Secondo l’OCSE in alcuni casi la gig-economy avrebbe addirittura danneggiato
l’attività imprenditoriale. Burtch et al. (2016) hanno per esempio osservato come
l’ingresso di Uber e Postmates nei mercati locali abbia fortemente colpito lo sviluppo

delle imprese locali che operavano nei relativi servizi (trasporto e consegna a
domicilio). OCSE afferma, inoltre, che le piattaforme della gig-economy possono essere
considerate come sostituti dell’imprenditorialità, di bassa qualità, e non come soggetto
complementare ad imprese di elevata qualità. Eppure, lo sviluppo delle tecnologie
digitali e delle piattaforme ha offerto alle micro-imprese l’occasione di penetrare nei
mercati internazionali come mai accaduto prima. Dati recenti della Future of Business
Survey (Facebook-OECD-World Bank, 2017) dimostrano che anche gli imprenditori “di
se stessi” (cioè i lavoratori autonomi senza dipendenti), nonostante la dimensione
estremamente ridotta (micro) della propria attività d’impresa, possono investire
nell’export quale attività principale proprio grazie al sostegno offerto dagli strumenti
digitali. Rispetto al passato, infatti, le micro e piccole imprese dispongono oggi di un
insieme di strumenti digitali che consentono loro di sfruttare le connessioni globali e
di commercializzare direttamente i propri prodotti presso i potenziali clienti in tutto il
mondo, superando a loro volta barriere commerciali che gravano con maggiore peso
su aziende più piccole e con minori economie di scala.

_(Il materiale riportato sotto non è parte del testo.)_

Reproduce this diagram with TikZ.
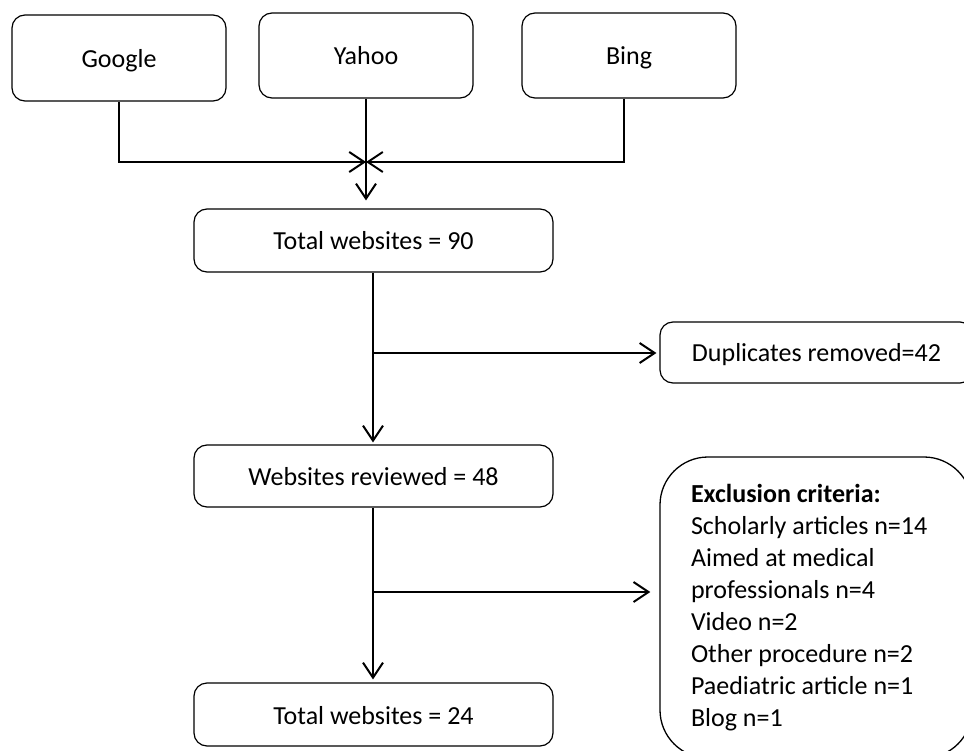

Se questo è lo scenario al 2017 appare opportuno richiamare l’attenzione dei soggetti
deputati sul come garantire continuità di risorse finanziarie alle micro-imprese e ai
lavoratori autonomi micro-imprenditori che intendono partecipare a pieno titolo
alla rivoluzione digitale del mercato dei servizi. Gli strumenti microfinanziari e il
credito possono avere un ruolo importante sia per l’aggiornamento delle competenze
digitali di lavoratori autonomi e microimprenditori, sia per l’adeguamento della
strumentazione tecnologica necessari ad ampliare il raggio d’azione delle proprie
attività imprenditoriali e commerciali.